1 января. Встреча Нового года в Доме Литераторов. Не думал, что пойду. Не занял предварительно столика. Пошел экспромтом, потому что не спалось. О-о-о! Тоска — и старость — и сиротство. Я бы запретил 40-летним встречать Новый год. Мы заняли один столик с Фединым, Замятиным, Ходасевичем — и их дамами, а кругом были какие-то лысые — очень чужие. Ко мне подошла М. В.Ватсон и сказала, что она примирилась со мной. После этого она сказала, что Гумилев был «зверски расстрелян». Какая старуха! Какая ненависть. Она месяца 3 [назад] сказала мне: — Ну что, не помогли вам ваши товарищи спасти Гумилева?

— Какие товарищи? — спросил я.

— Большевики.

— Сволочь! — заорал я на 70-летнюю старуху — и все слышавшие поддержали меня и нашли, что на ее оскорбление я мог ответить только так. И конечно, мне было больно, что я обругал сволочью старую старуху, писательницу. И вот теперь — она первая подходит ко мне и говорит: «Ну, ну, не сердитесь…»

Говорились речи. Каждая речь начиналась:

— Уже четыре года…

А потом более или менее ясно говорилось, что нам нужна свобода печати. Потом вышел Федин и прочитал о том, что критики напрасно хмурятся, что у русской литературы есть не только прошлое, но и будущее. Это задело меня, потому что я все время думал почему-то о Блоке, Гумилеве и др. Я вышел и (кажется, слишком неврастенически) сказал о том, что да, у литературы есть будущее, ибо русский народ неиссякаемо даровит, «и уже растет зеленая трава, но это трава на могилах». И мы молча почтили вставанием умерших. Потом явился Марадудин и спел куплеты — о каждом из нас, причем назвал меня Врид Некрасова (временно исполняющий должность Некрасова), а его жена представила даму, стоящую в очереди кооператива Дома Литераторов, — внучку Пушкина по прямой линии от г-жи NN. Я смеялся — но была тоска. Явился запоздавший Анненков. Потом пришли из Дома Искусств — два шкловитянина: Тынянов и Эйхенбаум. Эйхенбаум печатает обо мне страшно ругательную статью — но все же он мне мил почему-то. Он доказывал мне, что я нервничаю, что моя книжка о Некрасове неправильна, но из его слов я увидел, что многое основано на недоразумении. Напр., фразу «Довольно с нас и сия великия славы, что мы начинаем»{1} он толкует так, будто я желаю считать себя основоположником «формально-научного метода», а между тем эта фраза относится исключительно к Некрасову.

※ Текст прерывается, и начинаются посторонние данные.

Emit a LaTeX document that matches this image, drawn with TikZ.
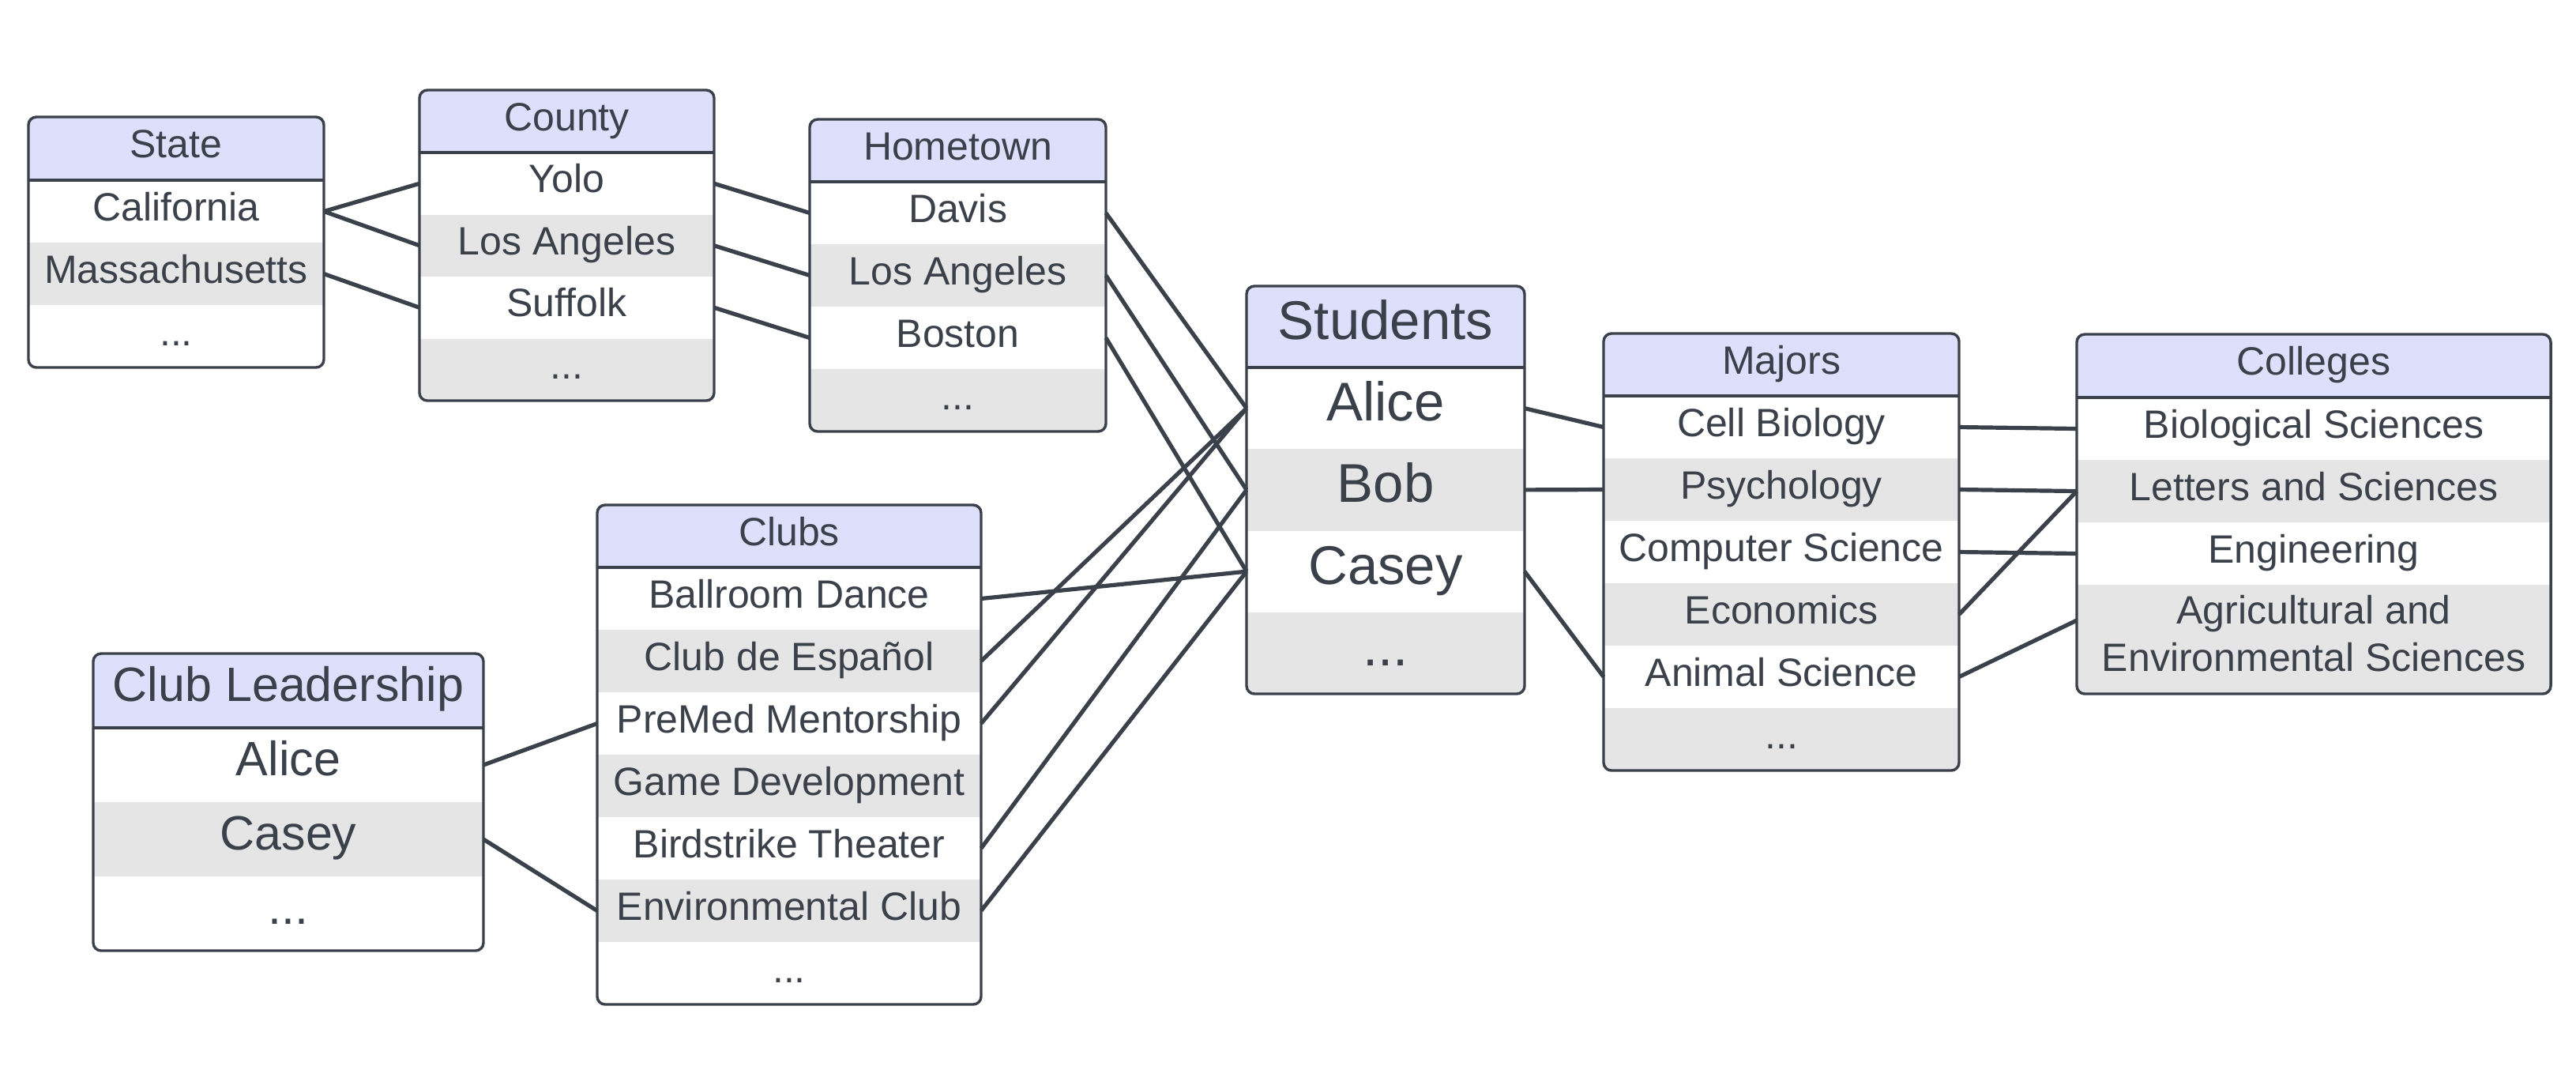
\documentclass[tikz,border=0pt]{standalone}
\usepackage{fontspec}
\setmainfont{Liberation Sans}
\usetikzlibrary{calc}
\definecolor{ink}{HTML}{3A414A}
\definecolor{hdr}{HTML}{DEDFFB}
\definecolor{rowg}{HTML}{E5E5E5}
\tikzset{
  cell/.style={inner sep=0pt, outer sep=0pt, text=ink, align=center},
  fa/.style={font=\fontsize{12.5}{15}\selectfont, text height=9pt, text depth=3.2pt},
  fs/.style={font=\fontsize{17.25}{20.7}\selectfont, text height=12.5pt, text depth=4.5pt},
  fl/.style={font=\fontsize{15.25}{18.3}\selectfont, text height=11pt, text depth=4.2pt},
  frame/.style={draw=ink, line width=0.85pt, rounded corners=2.5pt},
  sep/.style={draw=ink, line width=1.05pt},
  link/.style={draw=ink, line width=1.3pt},
  laststy/.style={},
  rowsty/.style={}
}
\newcommand{\threedots}{...}
\def\lastextra{0}
\newcommand{\ertable}[9]{%
  \foreach \rowtxt [count=\n] in {#9} {\xdef\nrows{\n}}%
  \pgfmathsetmacro{\tbot}{#3+#5+\nrows*#6+\lastextra}%
  \pgfmathsetmacro{\tright}{#2+#4}%
  \pgfmathsetmacro{\hbot}{#3+#5}%
  \begin{scope}
    \clip[rounded corners=2.5pt] (#2,#3) rectangle (\tright,\tbot);
    \fill[white] (#2,#3) rectangle (\tright,\tbot);
    \fill[hdr] (#2,#3) rectangle (\tright,\hbot);
    \foreach \rowtxt [count=\i] in {#9} {
      \pgfmathsetmacro{\ya}{#3+#5+(\i-1)*#6}
      \pgfmathsetmacro{\yb}{\i==\nrows ? \tbot : #3+#5+\i*#6}
      \ifodd\i\else\fill[rowg] (#2,\ya) rectangle (\tright,\yb);\fi
    }
  \end{scope}
  \pgfmathsetmacro{\xm}{#2+#4/2}%
  \pgfmathsetmacro{\ym}{#3+#5/2}%
  \node[cell,#7,minimum width={#4*0.25pt},minimum height={#5*0.25pt}] (#1-h) at (\xm,\ym) {#8};
  \foreach \rowtxt [count=\i] in {#9} {
    \pgfmathsetmacro{\ya}{#3+#5+(\i-1)*#6}
    \pgfmathsetmacro{\yb}{\i==\nrows ? \tbot : #3+#5+\i*#6}
    \pgfmathsetmacro{\yc}{(\ya+\yb)/2}
    \pgfmathsetmacro{\hh}{(\yb-\ya)*0.25}
    \ifnum\i=\nrows\relax\tikzset{rowsty/.style={laststy}}\else\tikzset{rowsty/.style={}}\fi
    \node[cell,#7,rowsty,minimum width={#4*0.25pt},minimum height={\hh pt}] (#1-\i) at (\xm,\yc) {\rowtxt};
  }
  \draw[sep] (#2,\hbot) -- (\tright,\hbot);
  \draw[frame] (#2,#3) rectangle (\tright,\tbot);
}
\begin{document}
\begin{tikzpicture}[x=0.25pt,y=-0.25pt]
\useasboundingbox (0,0) rectangle (3261,1353);

\ertable{state}{36}{148}{374}{80}{79}{fa}{State}{California,Massachusetts,\threedots}
\ertable{county}{531}{114}{373}{79}{78.5}{fa}{County}{Yolo,Los Angeles,Suffolk,\threedots}
\ertable{home}{1025}{151}{375}{79}{79}{fa}{Hometown}{Davis,Los Angeles,Boston,\threedots}
\ertable{stu}{1578}{362}{352}{103}{103.25}{fs}{Students}{Alice,Bob,Casey,\threedots}
\ertable{maj}{2030}{422}{450}{79}{79}{fa}{Majors}{Cell Biology,Psychology,Computer Science,Economics,Animal Science,\threedots}
\def\lastextra{59}
\tikzset{laststy/.style={text height={},text depth={},yshift=1.75pt}}
\ertable{col}{2629}{423}{600}{80}{79}{fa}{Colleges}{Biological Sciences,Letters and Sciences,Engineering,{Agricultural and\\Environmental Sciences}}
\def\lastextra{0}
\tikzset{laststy/.style={}}
\ertable{clubs}{756}{639}{486}{79}{79}{fa}{Clubs}{Ballroom Dance,Club de Español,PreMed Mentorship,Game Development,Birdstrike Theater,Environmental Club,\threedots}
\ertable{lead}{118}{827}{494}{94}{94}{fl}{Club Leadership}{Alice,Casey,\threedots}

% connectors
\draw[link] (state-1.east) -- (county-1.west);
\draw[link] (state-1.east) -- (county-2.west);
\draw[link] (state-2.east) -- (county-3.west);
\draw[link] (county-1.east) -- (home-1.west);
\draw[link] (county-2.east) -- (home-2.west);
\draw[link] (county-3.east) -- (home-3.west);
\draw[link] (home-1.east) -- (stu-1.west);
\draw[link] (home-2.east) -- (stu-2.west);
\draw[link] (home-3.east) -- (stu-3.west);
\draw[link] (clubs-1.east) -- (stu-3.west);
\draw[link] (clubs-2.east) -- (stu-1.west);
\draw[link] (clubs-3.east) -- (stu-1.west);
\draw[link] (clubs-5.east) -- (stu-2.west);
\draw[link] (clubs-6.east) -- (stu-3.west);
\draw[link] (lead-1.east) -- (clubs-3.west);
\draw[link] (lead-2.east) -- (clubs-6.west);
\draw[link] (stu-1.east) -- (maj-1.west);
\draw[link] (stu-2.east) -- (maj-2.west);
\draw[link] (stu-3.east) -- (maj-5.west);
\draw[link] (maj-1.east) -- (col-1.west);
\draw[link] (maj-2.east) -- (col-2.west);
\draw[link] (maj-3.east) -- (col-3.west);
\draw[link] (maj-4.east) -- (col-2.west);
\draw[link] (maj-5.east) -- ([yshift=4.25pt]col-4.west);
\end{tikzpicture}
\end{document}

Тынянова книжка о Достоевском мне нравится{2}, и сам он — всезнающий, молодой, мне нравится. Уже женат, бедный.

Потом Моргенштерн читал по нашему почерку — изумительно; Анненкову, которого видит первый раз, сказал: «У вас по внешности слабая воля, а на деле — сильная. Вы сейчас — в самом расцвете и делаете нечто такое, от чего ожидаете великих результатов. Вы очень, очень большой человек».

Меня он определял долго, и все верно. Смесь мистицизма с реализмом и пр.

О Замятине сказал: это подражатель. Ничего своего. Натура нетворческая.

Изумительно было видеть, что Замятин обиделся. Не показал: жесты его волосатых рук были спокойны, он курил медленно, — но обиделся. И жена его обиделась, смеялась, но обиделась. (Анненков потом сказал мне: «Заметили, как она обиделась».)

Потом меня подозвал к себе проф. Тарле — и стал вести ту утонченную, умную, немного комплиментарную беседу, которая становится у нас так редка. Он любит мои писания больше, чем люблю их я. Он говорил мне: «У вас есть две классические статьи — классические. Их мог бы написать Тэн. Это — о Вербицкой и о Нате Пинкертоне. Я читаю их и перечитываю. И помню наизусть…» И стал цитировать.